Information supplied >>
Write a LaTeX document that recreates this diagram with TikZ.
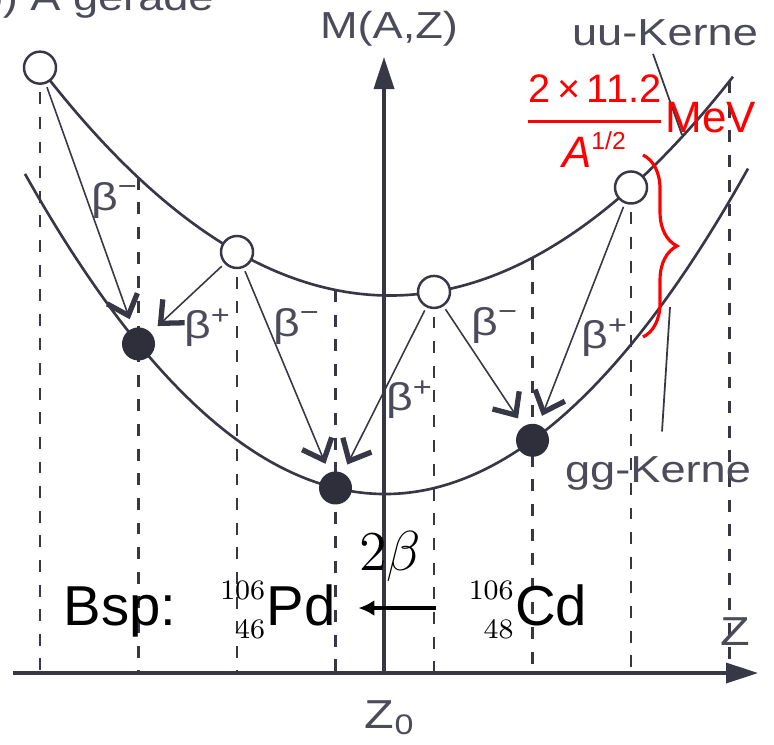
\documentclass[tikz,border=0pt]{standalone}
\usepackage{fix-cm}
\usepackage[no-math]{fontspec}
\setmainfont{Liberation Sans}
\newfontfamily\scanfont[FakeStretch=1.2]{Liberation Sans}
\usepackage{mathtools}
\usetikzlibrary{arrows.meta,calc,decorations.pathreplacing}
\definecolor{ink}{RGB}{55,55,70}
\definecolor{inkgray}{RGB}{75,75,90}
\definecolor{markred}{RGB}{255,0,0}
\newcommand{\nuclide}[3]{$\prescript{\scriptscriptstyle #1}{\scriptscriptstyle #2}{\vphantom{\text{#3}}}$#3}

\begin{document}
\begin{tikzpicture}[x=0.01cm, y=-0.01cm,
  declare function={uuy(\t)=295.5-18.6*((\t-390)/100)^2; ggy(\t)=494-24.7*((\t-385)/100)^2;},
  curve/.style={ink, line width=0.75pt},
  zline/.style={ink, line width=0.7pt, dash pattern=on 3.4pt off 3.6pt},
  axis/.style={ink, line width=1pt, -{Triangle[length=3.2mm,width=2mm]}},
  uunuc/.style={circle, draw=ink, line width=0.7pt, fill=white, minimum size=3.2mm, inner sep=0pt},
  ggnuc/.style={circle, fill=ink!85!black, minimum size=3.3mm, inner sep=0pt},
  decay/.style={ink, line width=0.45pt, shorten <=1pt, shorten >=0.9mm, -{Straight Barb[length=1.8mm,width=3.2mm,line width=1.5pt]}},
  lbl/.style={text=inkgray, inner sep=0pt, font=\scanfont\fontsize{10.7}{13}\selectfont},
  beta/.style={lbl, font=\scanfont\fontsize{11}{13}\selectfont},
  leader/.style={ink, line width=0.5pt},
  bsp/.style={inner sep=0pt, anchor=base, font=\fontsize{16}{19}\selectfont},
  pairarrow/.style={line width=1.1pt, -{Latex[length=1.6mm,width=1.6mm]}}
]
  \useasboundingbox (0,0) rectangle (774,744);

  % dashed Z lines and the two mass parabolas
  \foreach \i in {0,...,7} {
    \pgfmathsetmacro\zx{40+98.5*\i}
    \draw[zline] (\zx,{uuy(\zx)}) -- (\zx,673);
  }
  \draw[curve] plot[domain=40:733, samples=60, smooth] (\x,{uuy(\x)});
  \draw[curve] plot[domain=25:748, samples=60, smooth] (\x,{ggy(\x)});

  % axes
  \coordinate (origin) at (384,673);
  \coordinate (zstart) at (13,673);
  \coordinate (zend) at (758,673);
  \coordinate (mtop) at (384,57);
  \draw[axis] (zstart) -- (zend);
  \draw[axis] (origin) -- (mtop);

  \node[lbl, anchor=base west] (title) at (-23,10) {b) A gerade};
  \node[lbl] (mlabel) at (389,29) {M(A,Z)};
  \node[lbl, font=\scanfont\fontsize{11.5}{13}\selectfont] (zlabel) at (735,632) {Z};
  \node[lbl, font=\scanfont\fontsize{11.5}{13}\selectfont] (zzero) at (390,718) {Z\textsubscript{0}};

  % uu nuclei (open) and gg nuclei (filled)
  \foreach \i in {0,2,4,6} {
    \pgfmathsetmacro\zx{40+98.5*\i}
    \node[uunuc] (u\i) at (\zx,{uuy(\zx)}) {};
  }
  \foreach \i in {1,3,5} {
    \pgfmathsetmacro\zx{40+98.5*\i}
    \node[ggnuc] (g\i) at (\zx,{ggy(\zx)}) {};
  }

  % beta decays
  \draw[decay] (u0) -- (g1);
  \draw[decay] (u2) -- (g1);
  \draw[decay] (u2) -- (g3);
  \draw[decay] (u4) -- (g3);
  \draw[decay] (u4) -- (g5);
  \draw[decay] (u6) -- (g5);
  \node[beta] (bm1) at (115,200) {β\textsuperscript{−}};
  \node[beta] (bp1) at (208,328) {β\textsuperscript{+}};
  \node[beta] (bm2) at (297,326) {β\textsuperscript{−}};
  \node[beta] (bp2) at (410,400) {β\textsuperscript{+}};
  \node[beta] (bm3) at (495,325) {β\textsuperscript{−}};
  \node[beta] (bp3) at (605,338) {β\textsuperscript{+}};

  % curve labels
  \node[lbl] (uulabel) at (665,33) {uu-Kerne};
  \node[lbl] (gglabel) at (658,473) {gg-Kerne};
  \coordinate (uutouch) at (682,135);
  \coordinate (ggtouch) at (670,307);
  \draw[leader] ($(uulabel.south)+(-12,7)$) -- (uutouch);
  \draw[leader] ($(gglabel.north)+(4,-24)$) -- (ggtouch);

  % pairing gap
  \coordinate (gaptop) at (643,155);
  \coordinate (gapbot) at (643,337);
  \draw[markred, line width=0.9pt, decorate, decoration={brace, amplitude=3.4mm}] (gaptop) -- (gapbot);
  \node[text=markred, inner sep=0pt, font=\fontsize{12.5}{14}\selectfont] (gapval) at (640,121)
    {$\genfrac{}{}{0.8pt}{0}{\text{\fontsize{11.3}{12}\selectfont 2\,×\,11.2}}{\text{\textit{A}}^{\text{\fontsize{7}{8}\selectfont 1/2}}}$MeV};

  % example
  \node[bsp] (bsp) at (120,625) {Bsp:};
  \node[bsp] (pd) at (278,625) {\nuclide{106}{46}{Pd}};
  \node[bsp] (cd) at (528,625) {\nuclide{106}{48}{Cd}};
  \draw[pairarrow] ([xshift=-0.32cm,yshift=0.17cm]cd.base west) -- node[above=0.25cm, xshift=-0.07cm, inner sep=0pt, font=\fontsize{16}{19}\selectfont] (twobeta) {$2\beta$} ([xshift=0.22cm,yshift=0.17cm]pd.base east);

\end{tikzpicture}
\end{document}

Given request >> Return all of the data exactly as written, and drop the pictures.

Completed exercise >>
Write a LaTeX document that recreates this diagram with TikZ.
\documentclass[tikz,border=0pt]{standalone}
\usepackage{fix-cm}
\usepackage[no-math]{fontspec}
\setmainfont{Liberation Sans}
\newfontfamily\scanfont[FakeStretch=1.2]{Liberation Sans}
\usepackage{mathtools}
\usetikzlibrary{arrows.meta,calc,decorations.pathreplacing}
\definecolor{ink}{RGB}{55,55,70}
\definecolor{inkgray}{RGB}{75,75,90}
\definecolor{markred}{RGB}{255,0,0}
\newcommand{\nuclide}[3]{$\prescript{\scriptscriptstyle #1}{\scriptscriptstyle #2}{\vphantom{\text{#3}}}$#3}

\begin{document}
\begin{tikzpicture}[x=0.01cm, y=-0.01cm,
  declare function={uuy(\t)=295.5-18.6*((\t-390)/100)^2; ggy(\t)=494-24.7*((\t-385)/100)^2;},
  curve/.style={ink, line width=0.75pt},
  zline/.style={ink, line width=0.7pt, dash pattern=on 3.4pt off 3.6pt},
  axis/.style={ink, line width=1pt, -{Triangle[length=3.2mm,width=2mm]}},
  uunuc/.style={circle, draw=ink, line width=0.7pt, fill=white, minimum size=3.2mm, inner sep=0pt},
  ggnuc/.style={circle, fill=ink!85!black, minimum size=3.3mm, inner sep=0pt},
  decay/.style={ink, line width=0.45pt, shorten <=1pt, shorten >=0.9mm, -{Straight Barb[length=1.8mm,width=3.2mm,line width=1.5pt]}},
  lbl/.style={text=inkgray, inner sep=0pt, font=\scanfont\fontsize{10.7}{13}\selectfont},
  beta/.style={lbl, font=\scanfont\fontsize{11}{13}\selectfont},
  leader/.style={ink, line width=0.5pt},
  bsp/.style={inner sep=0pt, anchor=base, font=\fontsize{16}{19}\selectfont},
  pairarrow/.style={line width=1.1pt, -{Latex[length=1.6mm,width=1.6mm]}}
]
  \useasboundingbox (0,0) rectangle (774,744);

  % dashed Z lines and the two mass parabolas
  \foreach \i in {0,...,7} {
    \pgfmathsetmacro\zx{40+98.5*\i}
    \draw[zline] (\zx,{uuy(\zx)}) -- (\zx,673);
  }
  \draw[curve] plot[domain=40:733, samples=60, smooth] (\x,{uuy(\x)});
  \draw[curve] plot[domain=25:748, samples=60, smooth] (\x,{ggy(\x)});

  % axes
  \coordinate (origin) at (384,673);
  \coordinate (zstart) at (13,673);
  \coordinate (zend) at (758,673);
  \coordinate (mtop) at (384,57);
  \draw[axis] (zstart) -- (zend);
  \draw[axis] (origin) -- (mtop);

  \node[lbl, anchor=base west] (title) at (-23,10) {b) A gerade};
  \node[lbl] (mlabel) at (389,29) {M(A,Z)};
  \node[lbl, font=\scanfont\fontsize{11.5}{13}\selectfont] (zlabel) at (735,632) {Z};
  \node[lbl, font=\scanfont\fontsize{11.5}{13}\selectfont] (zzero) at (390,718) {Z\textsubscript{0}};

  % uu nuclei (open) and gg nuclei (filled)
  \foreach \i in {0,2,4,6} {
    \pgfmathsetmacro\zx{40+98.5*\i}
    \node[uunuc] (u\i) at (\zx,{uuy(\zx)}) {};
  }
  \foreach \i in {1,3,5} {
    \pgfmathsetmacro\zx{40+98.5*\i}
    \node[ggnuc] (g\i) at (\zx,{ggy(\zx)}) {};
  }

  % beta decays
  \draw[decay] (u0) -- (g1);
  \draw[decay] (u2) -- (g1);
  \draw[decay] (u2) -- (g3);
  \draw[decay] (u4) -- (g3);
  \draw[decay] (u4) -- (g5);
  \draw[decay] (u6) -- (g5);
  \node[beta] (bm1) at (115,200) {β\textsuperscript{−}};
  \node[beta] (bp1) at (208,328) {β\textsuperscript{+}};
  \node[beta] (bm2) at (297,326) {β\textsuperscript{−}};
  \node[beta] (bp2) at (410,400) {β\textsuperscript{+}};
  \node[beta] (bm3) at (495,325) {β\textsuperscript{−}};
  \node[beta] (bp3) at (605,338) {β\textsuperscript{+}};

  % curve labels
  \node[lbl] (uulabel) at (665,33) {uu-Kerne};
  \node[lbl] (gglabel) at (658,473) {gg-Kerne};
  \coordinate (uutouch) at (682,135);
  \coordinate (ggtouch) at (670,307);
  \draw[leader] ($(uulabel.south)+(-12,7)$) -- (uutouch);
  \draw[leader] ($(gglabel.north)+(4,-24)$) -- (ggtouch);

  % pairing gap
  \coordinate (gaptop) at (643,155);
  \coordinate (gapbot) at (643,337);
  \draw[markred, line width=0.9pt, decorate, decoration={brace, amplitude=3.4mm}] (gaptop) -- (gapbot);
  \node[text=markred, inner sep=0pt, font=\fontsize{12.5}{14}\selectfont] (gapval) at (640,121)
    {$\genfrac{}{}{0.8pt}{0}{\text{\fontsize{11.3}{12}\selectfont 2\,×\,11.2}}{\text{\textit{A}}^{\text{\fontsize{7}{8}\selectfont 1/2}}}$MeV};

  % example
  \node[bsp] (bsp) at (120,625) {Bsp:};
  \node[bsp] (pd) at (278,625) {\nuclide{106}{46}{Pd}};
  \node[bsp] (cd) at (528,625) {\nuclide{106}{48}{Cd}};
  \draw[pairarrow] ([xshift=-0.32cm,yshift=0.17cm]cd.base west) -- node[above=0.25cm, xshift=-0.07cm, inner sep=0pt, font=\fontsize{16}{19}\selectfont] (twobeta) {$2\beta$} ([xshift=0.22cm,yshift=0.17cm]pd.base east);

\end{tikzpicture}
\end{document}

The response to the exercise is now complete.